# Help... We have some crazy stuff growing and want it gone...



## biggmike (Feb 6, 2011)

Hello all, Please watch the video. We purchased an aquarium about a year ago and it is getting out of control. What is this growth and how do I get rid of it. Thanks, Biggmike

YouTube - Fish Tank Aquarium help


----------



## danilykins (Dec 22, 2010)

Looks like you have an algae problem. When was the last time you cleaned the tank? You can take a razor blade and scrape off the algae off the glass and maybe get some fish that like hair algae to eat the stuff off the rocks.


----------



## biggmike (Feb 6, 2011)

What is the easiest way to scrape the glass? Razor blade? What are the best fish to eat the algae from the rocks? You mentioned Hair Algae. Is that a type fish? And how many. I have a 24? gallon Nano cube. Thanks for answering. Biggmike


----------



## susankat (Nov 15, 2008)

Thats a salt tank, don't know of any fish that will eat it.


----------



## phys (Feb 4, 2011)

Hair algae is a form of algea, not a fish. I hear its very difficult to get rid of. here's an article on getting rid of it: Curing and Control Green Hair Algae in your Saltwater Aquarium - Curing and Control Green Hair Algae in your Saltwater Aquarium

A razor blade can be used if you have a glass aquarium. if its acrylic, then you need something that will not scratch it.


----------



## biggmike (Feb 6, 2011)

Thanks guys,
I read the article and they have a lot of good ideas. I'll let you know how it turns out.


----------



## GetITCdot (Aug 4, 2009)

I was going to say, get yourself a kole tang. But I see you are working with a nano-tank. 

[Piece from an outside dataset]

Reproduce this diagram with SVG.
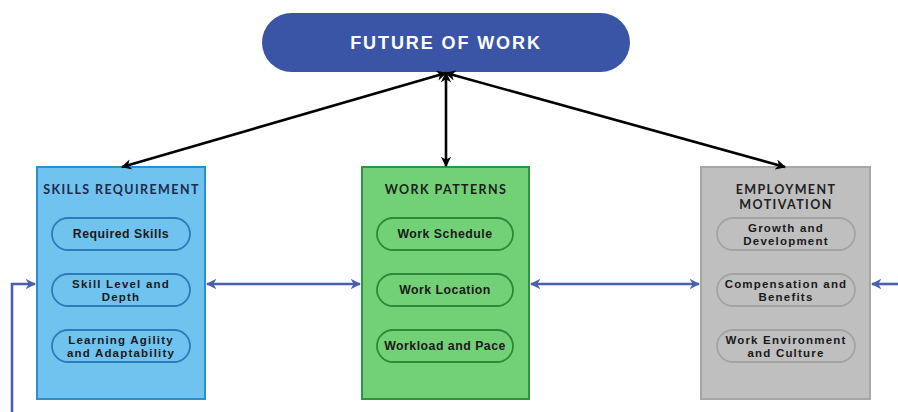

How often do you keep the lights on?


----------



## automatic-hydromatic (Oct 18, 2010)

phys said:


> A razor blade can be used if you have a glass aquarium. if its acrylic, then you need something that will not scratch it.


that's definitely an acrylic tank (obvious buy the rounded corners) do NOT use a razor; you'll scratch the heck out of it


there's some species of snails if I'm not mistaken that will eat that mess and keep it from getting out of control again, but they will not make up for regular tank maintenance


----------